Minimum wage underpayment post-revision × 3 months: Full arrears + 12% interest + fine up to ₹50,000
A growing company can easily accumulate ₹5–15 lakh in silent compliance liability in a single year — without anyone in the organisation knowing it exists.
Payroll Error #1: Calculating PF on the Wrong Salary Component
This is the single most common PF-related payroll error in India, and it comes in multiple versions. Some employers calculate EPF on gross salary instead of basic + DA. Others calculate it correctly on basic but exclude DA, treating it as an allowance. Some exclude special allowance and then discover the EPFO considers it part of wages for PF purposes.
The rule under the Employees’ Provident Funds Act is clear: EPF is calculated at 12% of “basic wages” — which the Act defines as all emoluments other than house rent allowance, overtime allowance, bonus, commission or other similar allowances payable monthly.
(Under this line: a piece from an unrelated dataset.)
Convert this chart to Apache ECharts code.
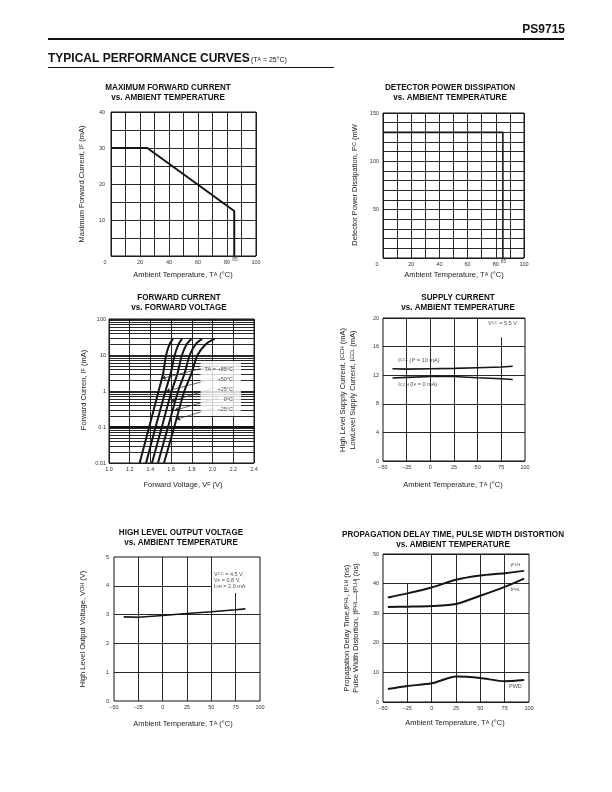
<!DOCTYPE html>
<html><head><meta charset="utf-8">
<script src="https://cdn.jsdelivr.net/npm/echarts@6/dist/echarts.min.js"></script>
<style>html,body{margin:0;padding:0;background:#fff}#c{width:612px;height:792px}</style>
</head><body><div id="c"></div>
<script>
// ---------- DATA ----------
// Chart 1: Maximum forward current vs ambient temperature
const c1Temp = [0, 25, 85, 85];
const c1Current = [30, 30, 12.5, 0];
const c1XTicks = [0, 20, 40, 60, 80, 100];
const c1YTicks = [10, 20, 30, 40];
// Chart 2: Detector power dissipation vs ambient temperature
const c2Temp = [0, 85, 85];
const c2Power = [130, 130, 0];
const c2XTicks = [0, 20, 40, 60, 80, 100];
const c2YTicks = [50, 100, 150];
// Chart 3: Forward current vs forward voltage
const c3Current = [0.01, 0.1, 1, 3, 10, 20, 28];
const c3V_p85 = [1.296, 1.388, 1.479, 1.522, 1.552, 1.585, 1.618];
const c3V_p50 = [1.358, 1.450, 1.545, 1.595, 1.635, 1.672, 1.705];
const c3V_p25 = [1.415, 1.510, 1.605, 1.660, 1.705, 1.750, 1.795];
const c3V_0   = [1.473, 1.570, 1.668, 1.728, 1.780, 1.838, 1.898];
const c3V_m25 = [1.531, 1.630, 1.728, 1.795, 1.855, 1.935, 2.020];
const c3Labels = ['TA = +85°C', '+50°C', '+25°C', '0°C', '–25°C'];
const c3YTicks = [100, 10, 1, 0.1, 0.01];
// Chart 4: Supply current vs ambient temperature
const c4Temp = [-40, -25, 0, 25, 50, 75, 87];
const c4ICCL = [12.9, 12.85, 12.9, 12.95, 13.05, 13.15, 13.25];
const c4ICCH = [11.6, 11.7, 11.82, 11.82, 11.65, 11.5, 11.4];
// Chart 5: High level output voltage vs ambient temperature
const c5Temp = [-40, -25, 0, 25, 50, 75, 85];
const c5VOH = [2.92, 2.91, 2.97, 3.04, 3.1, 3.17, 3.2];
// Chart 6: Propagation delay / pulse width distortion
const c6Temp = [-45, -25, 0, 25, 50, 75, 95];
const c6tPLH = [35.3, 36.7, 38.7, 41.3, 42.7, 43.5, 44.3];
const c6tPHL = [32.1, 32.2, 32.4, 33.1, 35.9, 38.9, 41.7];
const c6PWD = [4.4, 5.4, 6.3, 8.6, 8.1, 7.0, 7.4];
const tempTicks = [-50, -25, 0, 25, 50, 75, 100];

// ---------- STYLE HELPERS ----------
const FONT = '"Liberation Sans", Arial, sans-serif';
const INK = '#151515';
const GRIDC = '#111';
const tickStyle = {fontSize: 5.5, color: '#333', fontFamily: FONT};
const pair = (xs, ys) => xs.map((x, i) => [x, ys[i]]);
const pairYX = (ys, xs) => xs.map((x, i) => [x, ys[i]]);
const dash = v => (v < 0 ? '–' + Math.abs(v) : String(v));

const grids = [
  {left: 111, top: 112, width: 145, height: 144},
  {left: 383, top: 113, width: 141, height: 145},
  {left: 109, top: 319, width: 145, height: 144},
  {left: 383, top: 318, width: 142, height: 143},
  {left: 114, top: 557, width: 146, height: 144},
  {left: 383, top: 554, width: 146, height: 148}
].map(g => Object.assign(g, {show: true, borderColor: GRIDC, borderWidth: 1, backgroundColor: 'transparent'}));

const split = on => ({show: on, lineStyle: {color: GRIDC, width: 0.9}});
function xAx(i, min, max, interval, fmt, splitOn) {
  return {type: 'value', gridIndex: i, min, max, interval,
    axisLine: {show: false}, axisTick: {show: false}, splitLine: split(splitOn),
    axisLabel: Object.assign({margin: 3, formatter: fmt,
      rich: {z: Object.assign({padding: [0, 12, 0, 0]}, tickStyle)}}, tickStyle)};
}
function yAx(i, min, max, interval, fmt, splitOn, margin) {
  return {type: 'value', gridIndex: i, min, max, interval,
    axisLine: {show: false}, axisTick: {show: false}, splitLine: split(splitOn),
    axisLabel: Object.assign({margin: margin, formatter: fmt}, tickStyle)};
}
const only = (list, zeroShift) => v => {
  if (zeroShift && v === 0) return '{z|0}';
  return list.indexOf(v) >= 0 ? dash(v) : '';
};

const xAxes = [
  xAx(0, 0, 100, 10, only(c1XTicks, true), true),
  xAx(1, 0, 100, 10, only(c2XTicks, true), true),
  xAx(2, 1.0, 2.4, 0.2, v => v.toFixed(1), true),
  xAx(3, -50, 100, 25, only(tempTicks), false),
  xAx(4, -50, 100, 25, only(tempTicks), false),
  xAx(5, -50, 100, 25, only(tempTicks), false)
];
const yAxes = [
  yAx(0, 0, 40, 5, only(c1YTicks), true, 6),
  yAx(1, 0, 150, 10, only(c2YTicks), true, 4),
  {type: 'log', gridIndex: 2, min: 0.01, max: 100, logBase: 10,
    axisLine: {show: false}, axisTick: {show: false}, splitLine: split(true),
    axisLabel: Object.assign({margin: 3, formatter: v => {
      const n = Number(v.toPrecision(2));
      return c3YTicks.indexOf(n) >= 0 ? String(n) : '';
    }}, tickStyle)},
  yAx(3, 0, 20, 4, v => String(v), true, 4),
  yAx(4, 0, 5, 1, v => String(v), false, 5),
  yAx(5, 0, 50, 10, v => String(v), true, 4)
];

const curve = (i, data, w, extra) => Object.assign({type: 'line', xAxisIndex: i, yAxisIndex: i,
  data, symbol: 'none', silent: true, z: 3,
  lineStyle: {color: INK, width: w}}, extra || {});
const gridMarks = (segs) => ({silent: true, symbol: 'none', animation: false,
  label: {show: false}, lineStyle: {color: GRIDC, width: 0.9, type: 'solid'},
  emphasis: {disabled: true}, data: segs});
const vSeg = s => [{coord: [s[0], s[1]]}, {coord: [s[0], s[2]]}];
const hSeg = s => [{coord: [s[1], s[0]]}, {coord: [s[2], s[0]]}];
const textPts = (i, pts, labelOpts, z) => ({type: 'scatter', xAxisIndex: i, yAxisIndex: i,
  symbolSize: 0, silent: true, z: z || 6,
  data: pts.map(p => ({value: [p[0], p[1]], name: p[2]})),
  label: Object.assign({show: true, position: 'inside', formatter: '{b}',
    fontSize: 5.5, color: '#222', fontFamily: FONT,
    rich: {s: {fontSize: 4.2, color: '#222', fontFamily: FONT}}}, labelOpts)});

// gridline segments for partial grid lines (value, from, to)
const c4VGrid = [[-25, 0, 20], [0, 0, 20], [25, 0, 20], [50, 0, 20], [75, 0, 17.3]];
const c5VGrid = [[-25, 0, 5], [0, 0, 5], [25, 0, 5], [50, 0, 5], [75, 0, 3.75]];
const c5HGrid = [[1, -50, 100], [2, -50, 100], [3, -50, 100], [4, -50, 50]];
const c6VGrid = [[-25, 0, 40], [0, 0, 50], [25, 0, 50], [50, 0, 50], [75, 0, 50]];
const c3Minor = [];
[0.01, 0.1, 1, 10].forEach(d => { for (let k = 2; k <= 9; k++) c3Minor.push(Number((k * d).toPrecision(2))); });
const c3Heavy = [0.1];
// leader arrows chart 3: [labelX, labelY, curveX, curveY]
const c3Arrows = [[1.917, 4.4, 1.512, 2.23], [2.02, 2.23, 1.554, 0.99], [2.02, 1.22, 1.602, 0.52],
  [2.052, 0.64, 1.634, 0.29], [2.02, 0.34, 1.651, 0.164]];

const series = [
  curve(0, pair(c1Temp, c1Current), 2),
  textPts(0, [[85.5, 0, '85']], {position: 'bottom', distance: 1.5, fontSize: 5}),
  curve(1, pair(c2Temp, c2Power), 1.6),
  textPts(1, [[85.5, 0, '85']], {position: 'bottom', distance: 1.5, fontSize: 5}),
  curve(2, pairYX(c3Current, c3V_p85), 2, {smooth: 0.3,
    markLine: gridMarks(c3Minor.map(v => ({yAxis: v})).concat(
      c3Heavy.map(v => ({yAxis: v, lineStyle: {width: 2.2, color: GRIDC, type: 'solid'}}))))}),
  curve(2, pairYX(c3Current, c3V_p50), 2, {smooth: 0.3,
    markLine: {silent: true, animation: false, symbol: ['none', 'arrow'], symbolSize: 4,
      label: {show: false}, lineStyle: {color: '#222', width: 0.7, type: 'solid'},
      data: c3Arrows.map(a => [{coord: [a[0], a[1]]}, {coord: [a[2], a[3]]}])}}),
  curve(2, pairYX(c3Current, c3V_p25), 2, {smooth: 0.3}),
  curve(2, pairYX(c3Current, c3V_0), 2, {smooth: 0.3}),
  curve(2, pairYX(c3Current, c3V_m25), 2, {smooth: 0.3}),
  textPts(2, [[2.274, 1.17, c3Labels.join('\n')]], {position: 'inside', align: 'right',
    verticalAlign: 'middle', lineHeight: 10, backgroundColor: '#fff', padding: [3, 8, 2, 4]}, 8),
  curve(3, pair(c4Temp, c4ICCL), 1.6, {markLine: gridMarks(c4VGrid.map(vSeg))}),
  curve(3, pair(c4Temp, c4ICCH), 1.6),
  textPts(3, [[-34, 14.1, 'I{s|CCL} (I{s|F} = 10 mA)'], [-34, 10.7, 'I{s|CCH} (I{s|F} = 0 mA)'],
    [61, 19.26, 'V{s|CC} = 5.5 V']], {align: 'left', verticalAlign: 'middle'}),
  curve(4, pair(c5Temp, c5VOH), 1.6, {markLine: gridMarks(c5VGrid.map(vSeg).concat(c5HGrid.map(hSeg)))}),
  textPts(4, [[52.7, 4.18, 'V{s|CC} = 4.5 V,\nV{s|F} = 0.8 V,\nI{s|OH} = 2.0 mA']],
    {align: 'left', verticalAlign: 'middle', lineHeight: 6.3}),
  curve(5, pair(c6Temp, c6tPLH), 2, {smooth: 0.25, markLine: gridMarks(c6VGrid.map(vSeg))}),
  curve(5, pair(c6Temp, c6tPHL), 2, {smooth: 0.25}),
  curve(5, pair(c6Temp, c6PWD), 2, {smooth: 0.25}),
  textPts(5, [[86, 46.2, 't{s|PLH}'], [86, 37.9, 't{s|PHL}'], [86, 5.3, 'PWD']],
    {align: 'center', verticalAlign: 'middle'})
];

// ---------- TEXT / DECOR ----------
const g = [];
function txt(x, y, text, o) {
  o = o || {};
  g.push({type: 'text', x, y, rotation: o.rot || 0, scaleX: o.sx || 1, silent: true, z: 10,
    style: {text, fill: o.fill || '#111', fontSize: o.size || 7.5, fontFamily: FONT,
      fontWeight: o.bold ? 'bold' : 'normal', align: o.align || 'center', verticalAlign: 'middle',
      rich: {s: {fontSize: (o.size || 7.5) * 0.72, fontFamily: FONT, fill: o.fill || '#111'}}}});
}
function hline(x1, x2, y, w) {
  g.push({type: 'line', silent: true, shape: {x1, y1: y, x2, y2: y}, style: {stroke: '#111', lineWidth: w}});
}
txt(565, 30, 'PS9715', {bold: true, size: 12, align: 'right'});
hline(48, 564, 39, 2);
txt(48, 58.5, 'TYPICAL PERFORMANCE CURVES', {bold: true, size: 12, align: 'left'});
txt(251, 60, '(T{s|A} = 25°C)', {size: 7, align: 'left'});
hline(48, 334, 67.5, 1);

const titles = [
  [168, 88, 'MAXIMUM FORWARD CURRENT', 'vs. AMBIENT TEMPERATURE'],
  [450, 88, 'DETECTOR POWER DISSIPATION', 'vs. AMBIENT TEMPERATURE'],
  [179, 297.5, 'FORWARD CURRENT', 'vs. FORWARD VOLTAGE'],
  [458, 298, 'SUPPLY CURRENT', 'vs. AMBIENT TEMPERATURE'],
  [181, 533, 'HIGH LEVEL OUTPUT VOLTAGE', 'vs. AMBIENT TEMPERATURE'],
  [453, 534.5, 'PROPAGATION DELAY TIME, PULSE WIDTH DISTORTION', 'vs. AMBIENT TEMPERATURE']
];
titles.forEach(t => {
  txt(t[0], t[1], t[2], {bold: true, size: 9, sx: 0.9});
  txt(t[0], t[1] + 10, t[3], {bold: true, size: 9, sx: 0.9});
});
const amb = 'Ambient Temperature, T{s|A} (°C)';
[[183, 274.5, amb], [454, 275, amb], [183, 484.5, 'Forward Voltage, V{s|F} (V)'],
 [453, 484.5, amb], [183, 723.5, amb], [455, 723, amb]].forEach(a => txt(a[0], a[1], a[2], {fill: '#222'}));
const R = Math.PI / 2;
[[82, 184, 'Maximum Forward Current, I{s|F} (mA)'],
 [355, 185, 'Detector Power Dissipation, P{s|C} (mW'],
 [84, 390, 'Forward Curren, I{s|F} (mA)'],
 [343, 390, 'High Level Supply Current, I{s|CCH} (mA)'],
 [352.5, 390, 'LowLevel Supply Current, I{s|CCL} (mA)'],
 [83, 629, 'High Level Output Voltage, V{s|OH} (V)'],
 [346.5, 628, 'Propagation Delay Time,t{s|PHL}, t{s|PLH} (ns)'],
 [356, 628, 'Pulse Width Distortion, |t{s|PHL}—t{s|PLH}| (ns)']
].forEach(a => txt(a[0], a[1], a[2], {rot: R, fill: '#222'}));

const chart = echarts.init(document.getElementById('c'), null, {renderer: 'canvas'});
chart.setOption({
  animation: false,
  backgroundColor: '#fff',
  textStyle: {fontFamily: FONT},
  grid: grids,
  xAxis: xAxes,
  yAxis: yAxes,
  series: series,
  graphic: g
});
</script></body></html>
Special allowance, if paid uniformly to all employees as part of the regular salary structure and not linked to any specific cost or output, is generally treated as part of wages for PF. This is the component most employers get wrong.
| Salary Component | Included in PF Wage Base? | Common Mistake |
|---|---|---|
| Basic Salary | ✓ Yes | Keeping basic artificially low to reduce PF liability |
| Dearness Allowance (DA) | ✓ Yes | Treating DA as an exempt allowance |
| Special Allowance (uniform, fixed) | ⚠ Usually Yes | Classifying as excluded allowance to reduce PF base |
| House Rent Allowance (HRA) | ✗ No | Correct exclusion — rarely a problem |
| Overtime Allowance | ✗ No | Sometimes incorrectly included |
| Performance Bonus (monthly, variable) | ⚠ Depends | Variable amounts usually excluded; fixed bonus may be included |
The fix: Get a legal opinion on how your salary components are classified for PF purposes — not just how your payroll software has them configured. The software calculates what you tell it to; the classification decision is human and legal. If special allowance has been excluded from PF and it is paid uniformly as a fixed amount to all employees, you likely have a retrospective liability. Address it proactively rather than waiting for an EPFO notice. Read more: PF and ESI compliance guide for employers.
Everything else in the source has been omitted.